The agents, who arrived concealed in cattle trucks, were intercepted before they could storm the building. They were met with hundreds of rounds of gunfire, which killed four agents. Afterwards the agency admitted that its raid, planned for months, was botched, even though they sent 150 officers to the scene: 15 were injured. It was, officials said, for one reason alone: they were simply outgunned by the cult's automatic weapons.

Several hours afterwards, there was another skirmish when three Branch Davidians tried to shoot their way out of their compound. One was killed.

As the world yesterday tried to piece together the true identity of the cult, said to be an offshoot of the Seventh-Day Adventist Church, former school colleagues of Mr Koresh painted a portrait of a nervous, slow youth who became involved with drugs and was eventually expelled. But his mother recalled how he learnt the New Testament by heart when he was only 12 years old. After an erratic career, which took him to Australia and California, he moved to Waco and wrested control of the group, which had been based there for almost 60 years.

As the siege unfolded Mr Koresh spoke by telephone to several television and radio stations, interviews which were largely devoted to his rambling discourses about the 'seven seals', a biblical reference apparently foreshadowing the second coming of Christ. Mr Koresh and his supporters are believed to be convinced that he possesses the power to open the seals, unleashing the catastrophic events that will end mankind.
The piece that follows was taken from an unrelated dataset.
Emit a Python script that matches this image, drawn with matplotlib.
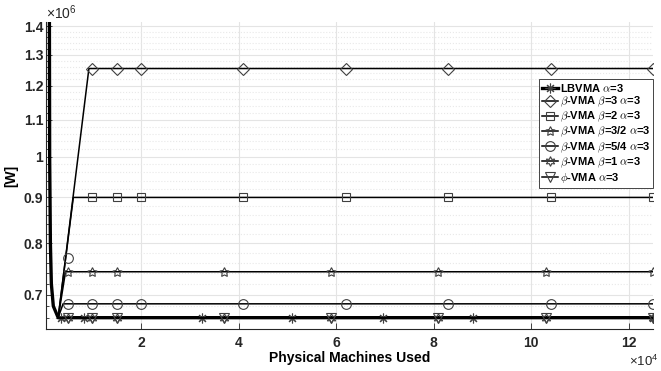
import numpy as np
import matplotlib.pyplot as plt
from matplotlib.ticker import FixedLocator, NullFormatter

plt.rcParams['font.family'] = ['Liberation Sans', 'DejaVu Sans']
plt.rcParams['font.weight'] = 'bold'
plt.rcParams['mathtext.fontset'] = 'cm'

# power [W] vs. number of physical machines
lb_x = [1200, 1250, 1400, 1600, 2000, 3000, 3600, 8200, 32500, 51000, 69600, 88000, 125000]
lb_y = [1.415e6, 1.0e6, 0.8e6, 0.72e6, 0.68e6, 0.66e6, 0.66e6, 0.66e6, 0.66e6, 0.66e6, 0.66e6, 0.66e6, 0.66e6]
lb_marks = [6, 7, 8, 9, 10, 11, 12]

b3_x = [3000, 9300, 10000, 15000, 20000, 41000, 62000, 83000, 104000, 125000]
b3_y = [0.66e6] + [1.255e6] * 9

b2_x = [3000, 6100, 10000, 15000, 20000, 41000, 62000, 83000, 104000, 125000]
b2_y = [0.66e6] + [0.9e6] * 9

b32_x = [3000, 4500, 5000, 10000, 15000, 37000, 59000, 81000, 103000, 125000]
b32_y = [0.66e6] + [0.743e6] * 9

b54_x = [3000, 4000, 5000, 10000, 15000, 20000, 41000, 62000, 83000, 104000, 125000]
b54_y = [0.66e6] + [0.684e6] * 10
b54_extra_x = [5000]
b54_extra_y = [0.77e6]

b1_x = [3000, 5000, 10000, 15000, 37000, 59000, 81000, 103000, 125000]
b1_y = [0.66e6] * 9

phi_x = [3000, 5000, 10000, 15000, 37000, 59000, 81000, 103000, 125000]
phi_y = [0.66e6] * 9

yticks = [0.7e6, 0.8e6, 0.9e6, 1.0e6, 1.1e6, 1.2e6, 1.3e6, 1.4e6]
ytick_labels = ['0.7', '0.8', '0.9', '1', '1.1', '1.2', '1.3', '1.4']
xticks = [20000, 40000, 60000, 80000, 100000, 120000]
xtick_labels = ['2', '4', '6', '8', '10', '12']

fig = plt.figure(figsize=(6.61, 3.71), dpi=100)
ax = fig.add_axes([46 / 661, 42 / 371, 607 / 661, 307 / 371])

mk = dict(markerfacecolor='none', markeredgecolor='#404040', markeredgewidth=0.8)

ax.plot(lb_x, lb_y, '-', color='k', lw=2.4, marker=(8, 2, 0), markersize=7,
        markevery=lb_marks, label=r'LBVMA $\alpha$=3', **mk)
ax.plot(b3_x, b3_y, '-', color='k', lw=1.1, marker='D', markersize=6,
        markevery=list(range(2, 10)), label=r'$\beta$-VMA $\beta$=3 $\alpha$=3', **mk)
ax.plot(b2_x, b2_y, '-', color='k', lw=1.1, marker='s', markersize=6,
        markevery=list(range(2, 10)), label=r'$\beta$-VMA $\beta$=2 $\alpha$=3', **mk)
ax.plot(b32_x, b32_y, '-', color='k', lw=1.1, marker=(5, 1, 0), markersize=7,
        markevery=list(range(2, 10)), label=r'$\beta$-VMA $\beta$=3/2 $\alpha$=3', **mk)
ax.plot(b54_x, b54_y, '-', color='k', lw=1.1, marker='o', markersize=7,
        markevery=list(range(2, 11)), label=r'$\beta$-VMA $\beta$=5/4 $\alpha$=3', **mk)
ax.plot(b54_extra_x, b54_extra_y, 'none', marker='o', markersize=7, **mk)
ax.plot(b1_x, b1_y, '-', color='k', lw=1.1, marker=(6, 1, 0), markersize=7,
        markevery=list(range(1, 9)), label=r'$\beta$-VMA $\beta$=1 $\alpha$=3', **mk)
ax.plot(phi_x, phi_y, '-', color='k', lw=1.1, marker='v', markersize=7,
        markevery=list(range(1, 9)), label=r'$\phi$-VMA $\alpha$=3', **mk)

ax.set_yscale('log')
ax.set_xlim(500, 125000)
ax.set_ylim(6.41e5, 1.415e6)

ax.yaxis.set_major_locator(FixedLocator(yticks))
ax.set_yticklabels(ytick_labels)
minor = [v * 1e4 for v in range(64, 142, 2) if v % 10 != 0]
ax.yaxis.set_minor_locator(FixedLocator(minor))
ax.yaxis.set_minor_formatter(NullFormatter())
ax.set_xticks(xticks)
ax.set_xticklabels(xtick_labels)

ax.grid(which='major', color='#e4e4e4', lw=0.8)
ax.grid(which='minor', axis='y', color='#e8e8e8', ls=':', lw=0.8)
ax.set_axisbelow(True)

for s in ['top', 'right']:
    ax.spines[s].set_visible(False)
for s in ['left', 'bottom']:
    ax.spines[s].set_color('#262626')
    ax.spines[s].set_linewidth(0.8)

ax.tick_params(axis='both', which='both', direction='in', colors='#262626',
               labelsize=10, width=0.6)
ax.tick_params(axis='y', which='major', length=4, pad=2)
ax.tick_params(axis='y', which='minor', length=2)
ax.tick_params(axis='x', which='major', length=4, pad=5)

ax.set_xlabel('Physical Machines Used', fontsize=10, fontweight='bold', labelpad=1)
ax.set_ylabel('[W]', fontsize=10, fontweight='bold', labelpad=4)

fig.text(46 / 661, 1 - 19 / 371, r'$\mathregular{\times10^{6}}$', fontsize=10,
         fontweight='normal', color='#262626', ha='left', va='baseline')
fig.text(658 / 661, 1 - 366 / 371, r'$\mathregular{\times10^{4}}$', fontsize=9.5,
         fontweight='normal', color='#262626', ha='right', va='baseline')

leg = ax.legend(loc='upper right', bbox_to_anchor=(1.0, 0.814), fontsize=8,
                handlelength=1.4, handletextpad=0.2, labelspacing=0.08,
                borderpad=0.25, borderaxespad=0.0, fancybox=False, framealpha=1)
leg.get_frame().set_edgecolor('#262626')
leg.get_frame().set_linewidth(0.6)

fig.savefig('out.png', dpi=100)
His finale was late yesterday when he appealed on a local radio station for his followers to give themselves up peacefully, before launching into a 59-minute taped sermon.

Even then, his beliefs remained opaque. 'If the Bible is true, then I'm Christ,' he once told an interviewer. 'But so what? Look at 2,000 years ago. What's so great about being Christ? A man nailed to the cross. A man of sorrow acquainted with grief. You know, being Christ ain't nothing. You know what I mean?'

But in some senses, as he gazed at the military hardware which surrounded him for more than two days, the self-appointed deity must have thought his prophetic visions were at last fulfilling themselves: a madman's dream which was everyone else's nightmare.